Jelang lebaran, perbaikan jalur mudik di Bekasi belum beres

Jelang lebaran, perbaikan jalur mudik di Bekasi belum beres

Satuan Lalu Lintas Polresta Bekasi Kota mendesak pengerjaan proyek perbaikan di Jalan KH Noer Alie Bekasi selesai H-6 Lebaran. Pasalnya, gelombang arus mudik diprediksi dimulai pada H-5 Lebaran atau Sabtu, 3 Agustus 2013. "Target pemborong awalnya H-15 lebaran sudah selesai, sehingga H-10 jalan sudah bisa dioperasikan. Tapi, kenyataannya hingga kini (H-9) pengerjaannya belum selesai," kata Kasat Lantas Polresta Bekasi Kota, Kompol Muhammad Arsal Sahban di Bekasi, Senin (29/07). Menurut dia, jalur itu merupakan jalan utama yang dijadikan pemudik untuk menuju wilayah Jawa Barat maupun Jawa Tengah menggunakan kendaraan roda dua. Namun, sayangnya jalan negara tersebut hingga saat ini masih berbahaya untuk dilalui pemudik. "Kami terus memantau, dan meminta agar H-5 Lebaran sudah selesai, sehingga tak ada lagi aktivitas," ujarnya. 
Pihaknya memprediksi arus mudik sudah mulai pada H-5 lebaran. Pasalnya, pada hari itu bertepatan dengan akhir pekan, dan awal cuti bersama. Sehingga, gelombang arus mudik sudah pasti mulai pada, 3 Agustus 2013. "H-5 sudah mulai (arus mudik), H-4 sudah padat," lanjutnya. Lebih lanjut Arsal memprediksi, kendaraan roda dua yang melintas di Bekasi mencapai tujuh juta unit. Meningkat dari tahun sebelumnya yang mencapai lima juta unit. "Setiap tahun mengalami kenaikan," ujarnya. Namun, sampai saat ini jalan tersebut masih banyak yang harus dikerjakan, termasuk sambungan aspal dan coran yang masih berlubang. Menurut dia, lubang memanjang itu sangat berbahaya dan rentan menimbulkan kecelakaan lalu lintas. "Masih sangat berbahaya di jalur tengkorak (Jalan KH Noer Alie).
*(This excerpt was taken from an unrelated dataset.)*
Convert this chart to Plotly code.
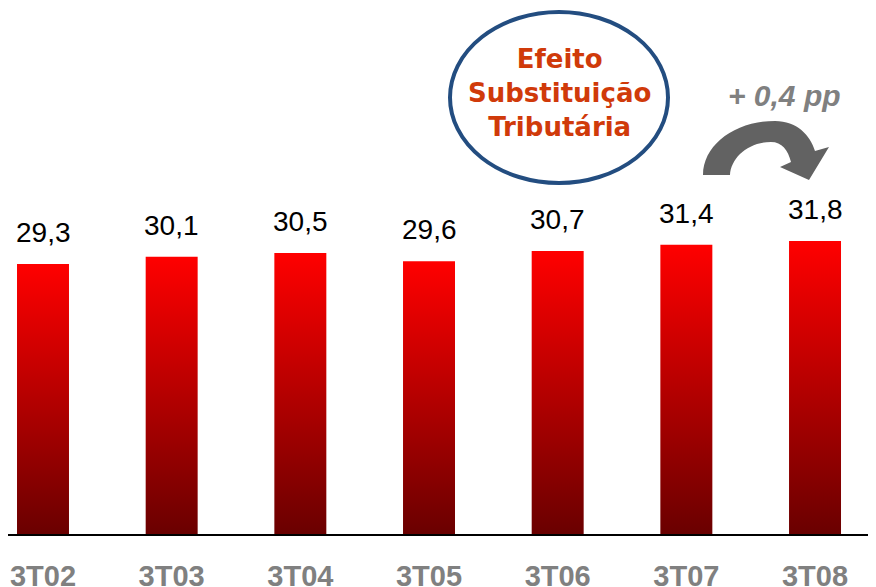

Kalau ada kecelakaan, pemborong bisa dikenakan pidana, sesuai dengan pasal 24 dan 273 nomor 22 tahun 1999 tentang lalu lintas," katanya. Dalam pasal 273, di mana penyelenggara jalan yang tidak segera dan patut memperbaiki jalan yang rusak mengakibatkan kecelakaan lalu lintas mengakibatkan korban, dipidana dengan ancaman enam bulan hingga lima tahun penjara, dengan denda Rp 12 juta hingga Rp 120 juta.